Boeing shares rose 7 percent on Thursday, and 3M's fell 4.9 percent, a combined swing in stock market valuation of roughly US$6.4 billion.
McNerney, 55, an outside director at Boeing, had previously said he wanted to remain at 3M, but in recent weeks had what he called "a change of heart" and opted for the more glamorous, more global and more troubled aircraft and military equipment maker.
Lewis Platt, who served as chairman of Boeing during the search and becomes lead director, said on Thursday in a conference call: "He really did change his mind."
There was talk that he preferred Chicago, where Boeing has its headquarters, to St.

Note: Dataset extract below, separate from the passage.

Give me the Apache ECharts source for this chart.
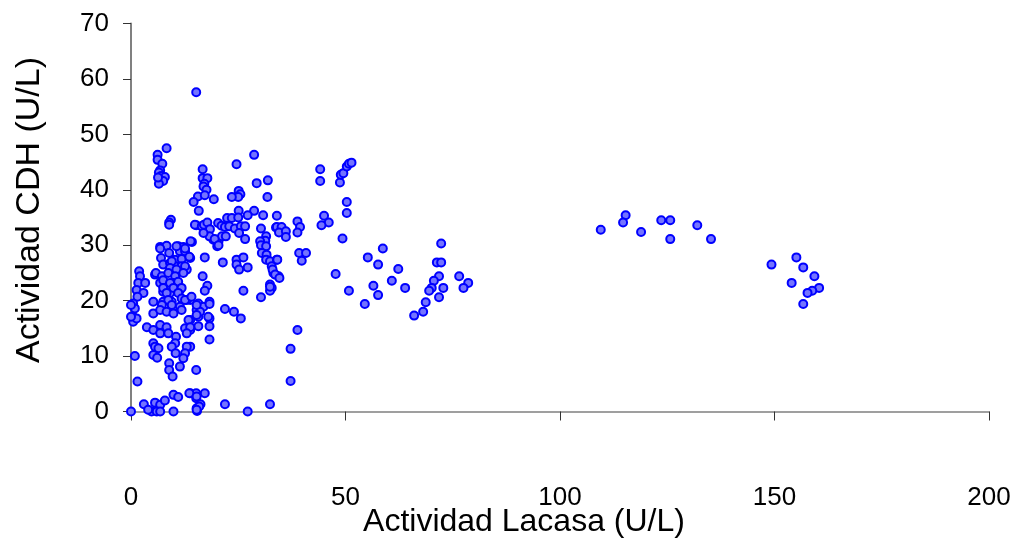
<!DOCTYPE html>
<html>
<head>
<meta charset="utf-8">
<script src="https://cdn.jsdelivr.net/npm/echarts@6/dist/echarts.min.js"></script>
<style>html,body{margin:0;padding:0;background:#fff}#c{width:1021px;height:539px}</style>
</head>
<body>
<div id="c"></div>
<script>
// [Actividad Lacasa (U/L), Actividad CDH (U/L)]
const groupUpperLeft = [[15.2,57.6],[8.3,47.5],[6.2,46.3],[6.2,45.4],[7.3,44.7],[6.8,43.5],[6.5,43.1],[7.0,42.5],[7.9,42.3],[6.8,41.8],[7.5,41.6],[6.5,41.1],[6.3,42.2],
  [15.6,38.8],[14.6,37.8],[15.8,36.2],[9.3,34.6],[8.9,34.1],[15.2,33.6],[8.9,33.7],[14.9,33.7],[16.5,33.4],[18.0,32.8],[19.2,31.0],[20.4,30.7],[20.1,29.8],
  [16.7,43.7],[16.7,42.1],[17.8,42.1],[17.1,41.1],[16.9,40.6],[17.6,40.0],[17.2,39.0],[19.3,38.3]];
const groupMid20 = [[28.7,46.3],[24.6,44.6],[29.3,41.2],[31.9,41.7],[31.8,38.7],[25.1,39.8],[25.5,39.2],[25.0,38.7],[23.5,38.7],
  [25.1,36.2],[28.7,36.2],[27.2,35.4],[30.8,35.4],[34.0,35.3],[22.4,34.9],[23.5,34.9],[25.0,35.0],
  [17.0,33.7],[17.8,34.1],[20.3,34.0],[21.1,33.5],[21.9,33.3],[22.9,33.4],[24.2,33.0],[25.6,33.4],[26.6,33.4],[30.3,33.0],[33.8,33.2],[18.4,32.9],[18.3,31.6],[16.9,32.2],[21.2,31.6],[22.1,31.6],[25.2,32.2],[26.6,31.1],[31.5,31.6],[31.3,30.8],[30.1,30.7],[19.5,31.1],[20.4,30.0],[14.2,30.6],[30.3,30.0],[31.5,29.8],
  [17.2,27.8],[13.8,27.7],[21.4,26.9],[24.6,27.4],[26.2,27.8],[24.6,26.5],[25.2,25.6],[27.2,26.0],
  [30.5,28.6],[31.6,28.3],[31.5,27.4],[32.4,27.1],[34.0,27.4],[32.8,26.2],[33.2,25.0],[34.4,24.4],
  [16.7,24.4],[17.8,22.7],[17.2,21.8],[26.2,21.8],[32.4,22.9],[32.8,22.3],[32.4,21.8],[30.3,20.6],
  [13.8,20.1],[15.7,19.5],[18.3,19.8],[16.9,18.9],[15.3,18.3],[18.3,19.4],[15.7,17.1],[18.3,16.8],[13.8,16.5],[16.1,18.0],[18.0,17.1],[15.3,17.4],
  [21.9,18.5],[24.0,18.0],[25.6,16.8],[15.7,15.4],[18.3,15.4],[13.8,14.7],[18.3,13.0],[13.8,11.7],[15.2,7.5],
  [13.8,3.3],[15.2,3.3],[17.2,3.3],[15.2,2.4],[16.2,1.3],[15.3,0.6],[15.4,0.1],[15.9,0.9],[21.9,1.3],[27.2,0],[32.4,1.3]];
const groupMid40 = [[44.1,43.7],[44.1,41.6],[48.7,41.3],[48.9,42.7],[49.5,43.0],[50.3,44.2],[50.8,44.7],[51.4,44.9],[50.3,37.8],[50.3,35.8],
  [34.0,33.3],[35.1,33.3],[34.5,32.3],[36.1,32.5],[36.1,31.5],[38.8,34.3],[39.4,33.3],[38.8,32.3],[45.0,35.3],[46.1,34.1],[44.4,33.6],
  [39.2,28.6],[40.8,28.6],[39.8,27.2],[49.3,31.2],[55.2,27.8],[34.1,27.4],[33.0,25.6],[33.6,24.7],[34.6,24.1],[32.4,22.5],[47.7,24.8],[50.8,21.8],[54.5,19.4],[38.8,14.7],[37.2,11.3],[37.2,5.5]];
const groupMid70 = [[72.3,30.3],[58.7,29.4],[57.6,26.5],[62.3,25.7],[71.3,26.9],[72.3,26.9],[60.8,23.6],[63.9,22.3],[56.5,22.7],[57.6,21.0],[71.8,24.4],[70.6,23.6],[72.8,22.3],[70.1,22.3],[69.5,21.8],[71.8,20.6],[68.7,19.7],[68.1,18.0],[66.0,17.3],[76.5,24.4],[78.6,23.2],[77.5,22.3]];
const groupFar120 = [[109.5,32.8],[115.3,35.4],[114.7,34.1],[118.9,32.4],[123.6,34.5],[125.7,34.5],[125.7,31.1],[132.0,33.6],[135.2,31.1]];
const groupFar155 = [[149.3,26.5],[155.1,27.8],[156.7,26.0],[154.0,23.2],[159.3,24.4],[160.4,22.3],[158.8,21.8],[157.7,21.4],[156.7,19.4]];
const groupLow = [[6.8,29.7],[8.3,29.9],[11.0,29.8],[12.2,29.7],[13.9,30.7],[11.4,28.9],[12.6,28.9],[8.9,28.6],[7.0,27.7],[10.3,27.4],[11.8,27.5],[13.6,27.9],[6.8,29.4],[10.6,29.8],[12.6,29.4],
  [7.5,26.5],[9.1,26.8],[10.3,26.2],[11.8,26.2],[13.0,25.6],[9.5,27.1],[9.1,25.9],[10.6,25.6],[12.6,26.2],[5.6,24.7],
  [5.8,25.0],[7.2,24.4],[8.7,25.0],[10.3,24.4],[12.2,25.0],
  [1.9,25.3],[2.1,24.4],[1.7,23.2],[3.3,23.2],[1.3,21.9],[2.9,21.4],[1.5,20.7],
  [6.8,23.2],[8.3,22.5],[9.9,23.2],[11.4,21.9],[7.5,21.6],[9.1,21.4],[7.5,23.7],[9.1,23.2],[11.0,23.4],[7.5,22.3],[9.9,22.3],[11.8,22.3],[8.3,21.4],[11.0,21.4],
  [5.2,19.8],[7.5,19.8],[9.5,19.8],[11.8,20.4],[13.0,20.1],[15.3,19.2],[12.6,20.1],[14.1,20.7],[8.7,20.1],[7.2,19.2],[9.5,19.2],[11.4,18.9],
  [0.5,19.5],[0.9,18.6],[0.5,17.1],[0.5,16.2],[1.3,16.8],[0,19.2],[0,17.1],
  [5.2,17.7],[6.8,18.3],[8.3,18.0],[9.9,17.7],[11.8,18.3],[13.4,16.5],
  [3.7,15.2],[5.2,14.7],[6.8,15.6],[8.3,15.2],[6.8,14.1],[8.7,14.1],[12.6,15.0],[13.8,15.2],[13.0,14.1],
  [5.2,12.3],[5.6,11.7],[6.4,11.4],[10.5,13.5],[10.3,12.3],[9.5,11.7],[13.0,11.7],[12.6,10.5],[12.2,9.6],[10.4,10.5],
  [5.2,10.2],[6.1,9.7],[0.9,10.0],[8.9,8.7],[8.9,7.5],[9.7,6.3],[11.4,8.1],[1.5,5.4],
  [3.0,1.3],[5.6,1.6],[6.8,1.2],[7.9,2.0],[9.9,3.0],[11.0,2.6],[13.6,3.3],[15.3,2.7],[9.9,0],[15.3,0.3],[0,0],[4.8,0],[6.0,0],[6.8,0],[4.0,0.3]];

const xTicks = [0, 50, 100, 150, 200];
const yTicks = [0, 10, 20, 30, 40, 50, 60, 70];

const allPoints = [].concat(groupUpperLeft, groupMid20, groupMid40, groupMid70, groupFar120, groupFar155, groupLow);

const chart = echarts.init(document.getElementById('c'), null, {renderer: 'canvas'});
const axisColor = '#808080';
const font = 'Liberation Sans, Arial, sans-serif';
chart.setOption({
  animation: false,
  backgroundColor: '#fff',
  grid: {left: 131, right: 32, top: 23.5, bottom: 127.5, containLabel: false, outerBoundsMode: 'none'},
  xAxis: {
    type: 'value', min: xTicks[0], max: xTicks[xTicks.length - 1], interval: 50,
    name: 'Actividad Lacasa (U/L)', nameLocation: 'middle', nameGap: 95, nameMoveOverlap: false,
    nameTextStyle: {fontFamily: font, fontSize: 32, color: '#000', padding: [0, 72, 0, 0]},
    axisLine: {show: true, lineStyle: {color: axisColor, width: 1.5}},
    axisTick: {show: true, inside: false, length: 9, lineStyle: {color: '#333', width: 1}},
    axisLabel: {fontFamily: font, fontSize: 26, color: '#000', margin: 73},
    splitLine: {show: false}
  },
  yAxis: {
    type: 'value', min: yTicks[0], max: yTicks[yTicks.length - 1], interval: 10,
    name: 'Actividad CDH (U/L)', nameLocation: 'middle', nameGap: 84, nameMoveOverlap: false,
    nameTextStyle: {fontFamily: font, fontSize: 34, color: '#000', padding: [0, 0, 0, 15]},
    axisLine: {show: true, lineStyle: {color: axisColor, width: 2}},
    axisTick: {show: true, inside: false, length: 8, lineStyle: {color: '#333', width: 1}},
    axisLabel: {fontFamily: font, fontSize: 26, color: '#000', margin: 22},
    splitLine: {show: false}
  },
  series: [{
    type: 'scatter',
    clip: false,
    symbol: 'circle',
    symbolSize: 8,
    data: allPoints,
    itemStyle: {color: '#7474ff', borderColor: '#0000ff', borderWidth: 2, opacity: 1}
  }]
});
</script>
</body>
</html>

Paul, Minnesota; that he yearned for a return to the aircraft industry, a business he ran at General Electric before going to 3M; and that he wanted to close out his career at a higher-profile company that presents a bigger management challenge.
Without addressing the issues directly, McNerney said, "There was a lot that was tugging at me to stay at 3M. You don't want to admit that you want something else."
But in the last two weeks, he said, "I realized that the job was about to go away, and I realized that I did want it, and that 3M could live without me."
Platt said McNerney told him: "`I'm having some trouble living with the decision I made"' to stay at 3M.
McNerney's feelings shifted, Platt said, "as he saw the job potentially going to someone else."
To secure McNerney as chairman, president and chief executive, Boeing agreed to match his 3M salary and bonus, a combined US$5.1 million last year; to cover any portion of his stock-based compensation, which could total more than US$60 million, that 3M does not pay him; and match his pension, which could have paid him more than US$3 million a year had he stayed at and retired from 3M.